The natural, serene way of life in the Ozards is threatened by industrialization.

| November/December 1976

  • ozarks
    Encroaching industrialization threatens the natural beauty of the Ozarks.
    PHOTO: FOTOLIA/LEVI STOOPS

  • ozarks

Until we subscribed to MOTHER—and started reading articles like Sharon Kruse's "Up on the Farm" (MOTHER NOS. 29 and 42), Mary Jo Frolick's "Report From the Ozarks" (MOTHER NO. 30), and Paul Durand's "More on Ozarks Living" (MOTHER NO. 33), among others—my husband and I had no idea how popular our Arkansas Ozarks were among back-to-the-landers. (And we've lived in these mountains, on 160 acres south of the city of Fayetteville, since 1968! )

After residing here for several years, we can understand why the region has become so popular: It's as beautiful and serene a piece of the country as anyone could hope to find.
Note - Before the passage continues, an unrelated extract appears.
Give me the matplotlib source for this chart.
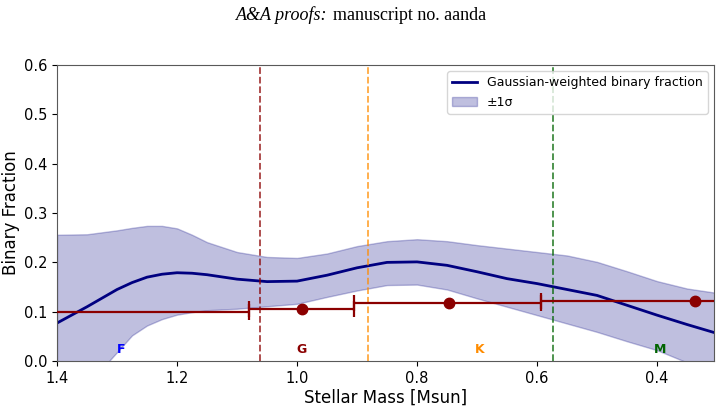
import numpy as np
import matplotlib
matplotlib.use("Agg")
import matplotlib.pyplot as plt

# Gaussian-weighted binary fraction curve
mass = [1.40, 1.35, 1.30, 1.275, 1.25, 1.225, 1.20, 1.175, 1.15, 1.10, 1.05, 1.00, 0.95, 0.90, 0.85,
        0.80, 0.75, 0.70, 0.65, 0.60, 0.55, 0.50, 0.45, 0.40, 0.35, 0.30]
frac = [0.077, 0.110, 0.145, 0.159, 0.170, 0.176, 0.179, 0.178, 0.175, 0.166, 0.161, 0.162, 0.174, 0.189, 0.200,
        0.201, 0.194, 0.181, 0.167, 0.157, 0.145, 0.133, 0.113, 0.093, 0.074, 0.056]
upper = [0.256, 0.257, 0.265, 0.270, 0.274, 0.274, 0.269, 0.256, 0.241, 0.221, 0.211, 0.209, 0.218, 0.233, 0.243,
         0.247, 0.243, 0.235, 0.228, 0.221, 0.214, 0.201, 0.182, 0.162, 0.147, 0.138]
lower = [-0.100, -0.050, 0.018, 0.052, 0.072, 0.085, 0.094, 0.099, 0.103, 0.106, 0.111, 0.116, 0.130, 0.143, 0.154,
         0.155, 0.145, 0.127, 0.110, 0.093, 0.076, 0.059, 0.040, 0.022, -0.003, -0.025]

# Binned points (spectral types)
bin_centers = [1.54, 0.992, 0.747, 0.337]
bin_hi = [2.00, 1.080, 0.905, 0.593]
bin_lo = [1.080, 0.905, 0.593, 0.080]
bin_frac = [0.099, 0.106, 0.117, 0.122]

# Spectral type boundaries
boundaries = [1.062, 0.882, 0.573]
boundary_colors = ["darkred", "darkorange", "darkgreen"]

# Type labels
type_labels = ["F", "G", "K", "M"]
type_x = [1.294, 0.993, 0.695, 0.395]
type_colors = ["blue", "darkred", "darkorange", "darkgreen"]

fig = plt.figure(figsize=(7.22, 4.07), dpi=100)
ax = fig.add_axes([0.079, 0.113, 0.910, 0.727])

ax.plot(mass, frac, color="navy", lw=2, label="Gaussian-weighted binary fraction")
ax.fill_between(mass, lower, upper, color="navy", alpha=0.25, label="±1σ")

xerr = [np.array(bin_centers) - np.array(bin_lo), np.array(bin_hi) - np.array(bin_centers)]
ax.errorbar(bin_centers, bin_frac, xerr=xerr, fmt="o", color="darkred", ms=7.5,
            capsize=5.5, elinewidth=1.6, capthick=1.6, zorder=5)

for b, c in zip(boundaries, boundary_colors):
    ax.axvline(b, color=c, ls="--", lw=1.3, alpha=0.75)

for t, xx, c in zip(type_labels, type_x, type_colors):
    ax.text(xx, 0.023, t, color=c, fontsize=9, fontweight="bold", ha="center", va="center")

ax.set_xlim(1.4, 0.305)
ax.set_ylim(0, 0.6)
ax.set_xticks([1.4, 1.2, 1.0, 0.8, 0.6, 0.4])
ax.set_xticklabels(["1.4", "1.2", "1.0", "0.8", "0.6", "0.4"])
ax.set_yticks([0.0, 0.1, 0.2, 0.3, 0.4, 0.5, 0.6])
ax.tick_params(labelsize=10.5)
ax.set_xlabel("Stellar Mass [Msun]", fontsize=12, labelpad=2)
ax.set_ylabel("Binary Fraction", fontsize=12, labelpad=3)
for s in ax.spines.values():
    s.set_color("0.35")
ax.legend(loc="upper right", fontsize=9)

fig.text(0.453, 0.963, "A&A proofs:", family="Liberation Serif", style="italic",
         fontsize=13, ha="right", va="center")
fig.text(0.461, 0.963, "manuscript no. aanda", family="Liberation Serif",
         fontsize=13, ha="left", va="center")

fig.savefig("out.png", dpi=100)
We want to alert MOTHER's readers, however, to the presence of a snake in our Ozarks "Garden of Eden". The name of the serpent is Progress . . . and the foul plans being perpetrated in its name stand a good chance of spoiling these mountains for all who live here, unless something is done soon.

Here are just a few of the ways in which Progress has recently reared its ugly head in this area:

[1] The Southwestern Electric Power Company (SWEPCO)—despite the efforts of organized grass root and professional opposition—is going ahead with the construction of a coal-powered electric generating plant in rural Benton County, in the northwest corner of the state. (The plant will burn high-sulfur coal that's been strip mined in Wyoming and hauled in by train.) The Good Guys had the important facts on their side—holes in SWEPCO's environmental impact statement, data on emissions from the burning of low-grade coal, etc. —but the bulldozers are running just the same



[2] The "feasibility" of a regional jetport has recently been studied again. This land-eating, ear shattering 1,500-acre behemoth has already been voted down by rural residents twice. Next time around, though—probably in 1977—there won't be any two-county referendum. Instead, because the cities of Fayetteville and Springdale will own the "regional" airport, only city residents (spurred on by Chamber of Commerce and Frontier Airline public relations campaigns) will get the chance to vote.

As for "feasibility": At least one researcher for the consulting firm in charge of the latest study was forbidden from coming up with any results that might contradict the development's feasibility.